Otro casi-casi de la señora baronesa vi yo en aquel famoso episodio de los árboles del Paseo del Prado. Ocurrió que la desbocada pasión por la obras públicas del alcalde Alberto Ruiz-Gallardón Jiménez, esa misma que ha dejado exhaustas las arcas municipales de Madrid, quiso posar sus garras en el Paseo del Prado. Es muy propio de los alcaldes españoles eso de convertir los lugares más añejos de las ciudades en descampados embaldosados con un aparcamiento debajo. Tanto se han empecinado en el asunto que los centros de todas las ciudades han terminado por ser tan iguales que da lo mismo estar en Zaragoza que en Valladolid. El proyecto de Albertito implicaba, como no, la desaparición de varios árboles vecinos al palacio de Villahermosa, feudo indiscutible de la señora baronesa quien, ni corta ni perezosa, organizo con desenfreno una campaña de salvamento que incluyó su propio encadenamiento al chopo que le pillaba más a mano. Si las cadenas eran o no de Cartier es un tema que todavía se debate. A esa apasionada defensa de la naturaleza, tan necesaria en nuestros días, le dio un sopapo la propia mismidad Thyssen-Bornemisza al aparecer poco después forrada de arriba abajo con un espectacular abrigo de visón. Me sorprendió tanto esa radical interpretación de la coincidentia oppositorum , y mucho más saber que Su Excelencia fuese seguidora de Nicolás de Cusa, que me dio por averiguar más sobre el asunto. Al final resultó ser que para la Señora Baronesa la cuestión no era de ética, sino de estética: la eliminación de los árboles afeaba, a su parecer, el entorno de su palacio. Así es Tita.
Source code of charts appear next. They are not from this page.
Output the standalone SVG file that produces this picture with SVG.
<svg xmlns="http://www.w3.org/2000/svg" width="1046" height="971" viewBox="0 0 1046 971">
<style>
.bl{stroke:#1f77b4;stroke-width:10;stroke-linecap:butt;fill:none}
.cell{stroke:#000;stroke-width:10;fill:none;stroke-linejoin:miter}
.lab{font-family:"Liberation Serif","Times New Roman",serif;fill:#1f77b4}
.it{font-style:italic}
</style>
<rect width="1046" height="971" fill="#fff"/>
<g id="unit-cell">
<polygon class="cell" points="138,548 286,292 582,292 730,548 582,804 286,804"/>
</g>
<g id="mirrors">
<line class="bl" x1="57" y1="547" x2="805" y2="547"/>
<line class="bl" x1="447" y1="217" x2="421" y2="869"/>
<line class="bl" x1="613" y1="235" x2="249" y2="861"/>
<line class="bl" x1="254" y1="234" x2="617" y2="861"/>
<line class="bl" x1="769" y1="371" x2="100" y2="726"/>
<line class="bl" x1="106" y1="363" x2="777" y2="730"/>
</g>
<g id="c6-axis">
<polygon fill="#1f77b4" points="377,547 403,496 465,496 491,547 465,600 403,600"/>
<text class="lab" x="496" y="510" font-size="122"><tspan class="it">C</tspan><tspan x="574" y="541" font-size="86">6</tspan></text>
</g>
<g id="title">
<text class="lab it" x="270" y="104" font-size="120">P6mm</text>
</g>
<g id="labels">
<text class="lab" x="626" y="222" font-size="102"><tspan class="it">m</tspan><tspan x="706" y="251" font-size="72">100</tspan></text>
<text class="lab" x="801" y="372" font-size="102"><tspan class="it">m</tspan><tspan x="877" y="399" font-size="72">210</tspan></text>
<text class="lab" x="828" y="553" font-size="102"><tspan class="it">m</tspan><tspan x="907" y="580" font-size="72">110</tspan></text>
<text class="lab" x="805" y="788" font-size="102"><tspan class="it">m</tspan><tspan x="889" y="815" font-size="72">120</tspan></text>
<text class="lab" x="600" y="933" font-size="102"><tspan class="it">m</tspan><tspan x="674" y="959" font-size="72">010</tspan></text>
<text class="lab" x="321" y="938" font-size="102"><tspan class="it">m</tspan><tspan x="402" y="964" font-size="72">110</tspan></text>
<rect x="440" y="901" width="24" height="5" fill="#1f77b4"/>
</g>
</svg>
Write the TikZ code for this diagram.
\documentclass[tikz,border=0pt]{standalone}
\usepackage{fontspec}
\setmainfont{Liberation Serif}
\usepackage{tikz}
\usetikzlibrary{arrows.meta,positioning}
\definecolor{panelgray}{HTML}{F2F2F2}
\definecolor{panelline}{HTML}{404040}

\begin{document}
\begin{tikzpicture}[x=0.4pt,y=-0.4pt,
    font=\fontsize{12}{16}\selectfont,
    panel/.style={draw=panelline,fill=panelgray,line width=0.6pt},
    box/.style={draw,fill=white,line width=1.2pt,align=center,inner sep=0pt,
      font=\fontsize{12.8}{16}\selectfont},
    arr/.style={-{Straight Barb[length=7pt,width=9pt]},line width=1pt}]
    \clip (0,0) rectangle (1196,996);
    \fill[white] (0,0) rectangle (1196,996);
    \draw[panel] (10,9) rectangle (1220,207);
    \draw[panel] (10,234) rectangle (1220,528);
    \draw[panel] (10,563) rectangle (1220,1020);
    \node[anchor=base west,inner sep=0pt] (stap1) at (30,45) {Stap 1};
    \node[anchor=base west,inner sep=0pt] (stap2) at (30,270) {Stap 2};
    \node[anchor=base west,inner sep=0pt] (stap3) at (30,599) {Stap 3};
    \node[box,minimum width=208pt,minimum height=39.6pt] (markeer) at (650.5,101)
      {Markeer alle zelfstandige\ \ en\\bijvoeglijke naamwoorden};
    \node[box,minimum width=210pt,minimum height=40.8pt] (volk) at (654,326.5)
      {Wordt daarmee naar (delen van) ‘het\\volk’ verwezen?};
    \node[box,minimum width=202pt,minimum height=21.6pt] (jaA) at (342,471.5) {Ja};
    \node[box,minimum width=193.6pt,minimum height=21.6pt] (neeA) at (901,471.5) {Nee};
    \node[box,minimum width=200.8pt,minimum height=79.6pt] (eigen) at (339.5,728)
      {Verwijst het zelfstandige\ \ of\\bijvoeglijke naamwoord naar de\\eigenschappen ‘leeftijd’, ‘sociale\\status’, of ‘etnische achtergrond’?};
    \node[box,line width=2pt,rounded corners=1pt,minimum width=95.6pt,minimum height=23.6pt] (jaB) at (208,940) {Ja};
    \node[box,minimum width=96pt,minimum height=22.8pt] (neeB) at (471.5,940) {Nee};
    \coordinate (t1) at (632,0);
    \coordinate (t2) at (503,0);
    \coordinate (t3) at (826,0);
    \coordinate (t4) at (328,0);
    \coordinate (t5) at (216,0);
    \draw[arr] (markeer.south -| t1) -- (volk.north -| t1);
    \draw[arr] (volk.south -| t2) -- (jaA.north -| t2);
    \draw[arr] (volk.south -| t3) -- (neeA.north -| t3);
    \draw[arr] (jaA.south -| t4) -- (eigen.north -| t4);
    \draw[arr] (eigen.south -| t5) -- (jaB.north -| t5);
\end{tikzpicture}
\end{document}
El triunfo indiscutible de Carmen Cervera ha sido el conseguir que la fabulosa colección de arte Thyssen-Bornemisza, una de las mejores del mundo, se haya quedado en España. Sinceramente creo que todos los españoles debemos estarle agradecidos por lograrlo. Obtuvo gracias a ello el reconocimiento oficial, excepto el ansiado marquesado, y también el popular, pero eso para ella no era suficiente. Al fin y al cabo la colección era de su marido y no de ella, por lo que en lugar de dedicarse a promocionar y engrandecer el Museo Thyssen-Bornemisza, que hubiese sido lo suyo, decidió hacerle la competencia al museo y al difunto barón creando el suyo propio. Se lanzó como una loca a gastar millones y millones de euros comprando al peso todos los cuadros de firma que pillaba. Del barón Llámale-Heini decía el ínclito marqués de Vilallonga, snob hasta la nausea, que era un ceporro con millones, pero que tenía olfato para comprar obras maestras a buen precio. Parece ser que su viuda heredó los millones pero no el olfato y hay historiadores de arte que consideran la flamante “Colección Carmen Thyssen” de calidad mediocre, pero eso ella se lo pasa por el arco de triunfo, porque tiene muchos cuadros, de hecho cientos de ellos, y todos son de firma. Su fina sensibilidad le ha llevado a abrir “delegaciones” de su museo particular en varias ciudades de España, así como quien abre McDonald’s, y ahora se pasa el día paseando su ¿maquillaje?, sus joyas y sus visones de inauguración en inauguración.

Hay personas que tienen elegancia y estilo suficientes para volar por las alturas y chapotear en el barro sin perder la distinción. La baronesa viuda von Thyssen-Bornemisza ha debido pensar que es una de ellas, porque lo mismo se pone muy digna y muy seria hablando de una exposición temporal de Sargent en Villahermosa, que se zambulle como una sirena en el mar de la prensa rosa destripando las turbulentas relaciones que mantiene con su hijo y con nuera. Ni que decir tiene que con una fortuna como la suya puede permitirse pasar olímpicamente de la opinión de los demás, pero mucho me temo que con cada una de esas extravagantes oscilaciones deja más pelo en la gatera del que ella cree. Porque la verdad es que a la baronesa nadie la toma demasiado en serio. Baronesa, un poco de mentirijillas pero baronesa al fin y al cabo, millonaria, poseedora de una enorme colección de arte, Suma Sacerdotisa de uno de los mejores museos de Europa… y nadie la toma totalmente en serio. ¿Será por ser mujer? No lo creo, porque hay muchas mujeres de su misma posición a las que todo el mundo respeta. ¿Por su pasado turbulento? Tampoco, que ahí tenemos a la princesa Mette-Marit de Noruega haciéndose hueco entre la realeza, tan pimpante. ¿Será tonta? Nadie llega a donde ha llegado Tita siendo tonto. ¿Qué será?